Ideas are what power our economy.  It’s what sets us apart.  It’s what America has been all about.  We have been a nation of dreamers and risk-takers; people who see what nobody else sees sooner than anybody else sees it.  We do innovation better than anybody else -- and that makes our economy stronger.  When we invest in the best ideas before anybody else does, our businesses and our workers can make the best products and deliver the best services before anybody else."

Obama then explained his proposal:

"So the founders of Google got their early support from the National Science Foundation.  The Apollo project that put a man on the moon also gave us eventually CAT scans.  And every dollar we spent to map the human genome has returned $140 to our economy -- $1 of investment, $140 in return.  Dr. Collins helped lead that genome effort, and that’s why we thought it was appropriate to have him here to announce the next great American project, and that’s what we're calling the BRAIN Initiative. 

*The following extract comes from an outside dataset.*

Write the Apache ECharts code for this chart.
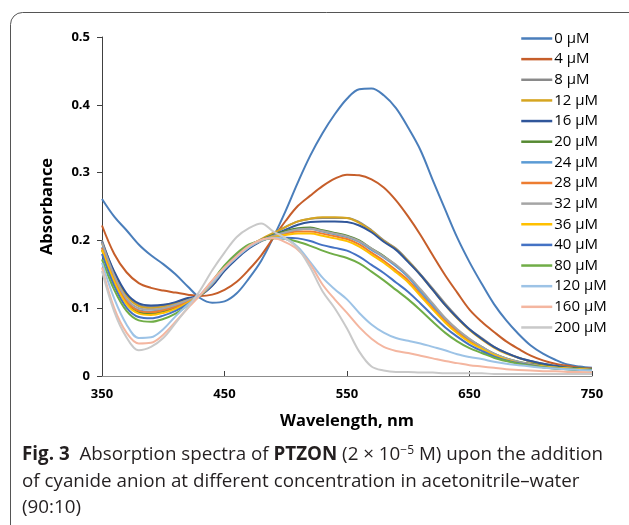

"As humans, we can identify galaxies light years away, we can study particles smaller than an atom.  But we still haven’t unlocked the mystery of the three pounds of matter that sits between our ears.  (Laughter.)  But today, scientists possess the capability to study individual neurons and figure out the main functions of certain areas of the brain.  But a human brain contains almost 100 billion neurons making trillions of connections.  So Dr. Collins says it’s like listening to the strings section and trying to figure out what the whole orchestra sounds like.  So as a result, we’re still unable to cure diseases like Alzheimer’s or autism, or fully reverse the effects of a stroke.  And the most powerful computer in the world isn’t nearly as intuitive as the one we’re born with. 

"So there is this enormous mystery waiting to be unlocked, and the BRAIN Initiative will change that by giving scientists the tools they need to get a dynamic picture of the brain in action and better understand how we think and how we learn and how we remember.  And that knowledge could be -- will be -- transformative."